Still, the question of the speed at which this money should move out the door hangs over the operation. Part of the issue lies with the climate field as a whole, which was slow to respond to the opportunities, according Alvaro Sanchez, the institute’s vice president of policy at Oakland-based Greenlining Institute, which received a one-year $1.3 million project grant from IOF for its Greenlining the Block program. 

“A lot of the concerns that people had with IOF, I had those concerns about our ecosystem — and the system didn't react quickly enough,” he said. “We just need a lot more coordination across the board.”

Another yardstick: this year’s election. The fund is entirely nonpartisan, as are virtually all of its backers (Breakthrough Energy has a 501(c)(4) arm). But for some, it’s concerning that this fund, which represents the largest-known source of philanthropic funding for implementation, has not front-loaded more of its spending given the very different futures represented by November’s election.

The hope, essentially, is to ensure that as many Americans as possible see tangible benefits as soon as possible — and to get as much work underway as possible prior to an election that could put future government spending on climate implementation in doubt. 

Foundations and other 501(c)(3)s, of course, cannot engage directly in political work. But there is also the undeniable reality that one of the country’s two major parties, the Republicans, rejects or at best ignores the hard facts of climate change, not to mention Donald Trump’s environmental plans. That is a policy reality, not just a political calculation, a situation that is surely not lost on a team with extensive experience in D.C. and other centers of power.

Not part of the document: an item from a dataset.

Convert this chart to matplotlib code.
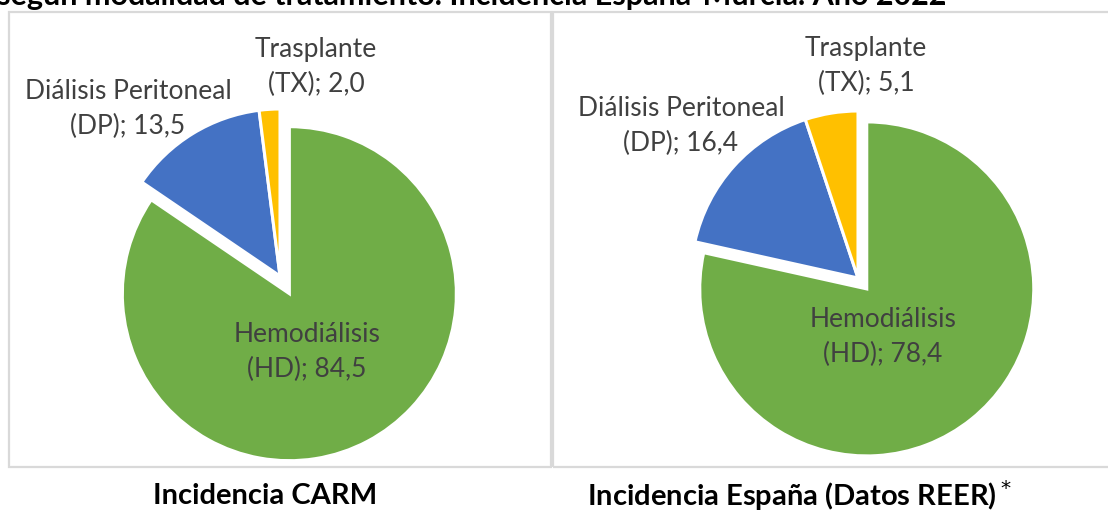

“We need these investments implemented as quickly as possible, regardless of the politics of the moment,” Colavito said in a follow-up statement, noting most funding will be allocated by the end of the year.  “The climate has everyone on the clock, and there’s no time to waste.”

The limits to both optimism and critique

Tamara Toles O'Laughlin, president and CEO of the Environmental Grantmakers Association, the climate field’s largest philanthropic network, said the choices Invest in Our Future makes matter, and she’s following the fund with interest. But she’s also keeping an eye on the big picture.

“Since none of this money adds up to enough money to solve the problems, there’s some limitations on what can be cautious optimism, but also what can be appropriate critique,” she said.

With federal bills expected to unlock as much as $4 trillion dollars in spending, much of it still ahead, some are concerned philanthropy’s spending is falling well short of the opportunity. As Archana Sahgal, the founder of the intermediary Hyphen, told me last year: “millions are never going to unlock trillions.”

Invest in Our Future was specifically designed, as Colavito puts it, to leverage government dollars to support communities — thereby bringing far more funding than philanthropy alone could ever provide. At the recent Atlanta conference of Climate and Clean Energy Equity Fund, which is a fund grantee, he encouraged those in the room to consider how their organizations can leverage such investments on their own. 

Yet many groups, particularly those who have not historically accessed such funding, will need support to navigate the onerous and unfamiliar federal application process, as Colavito also acknowledged. And the fund’s budget will only go so far.

“Some of that we can support,” Colavito said. “Some of that is about the entire ecosystem turning its eyes and mind to this historic opportunity to save our planet and recreate economic development in so many places.”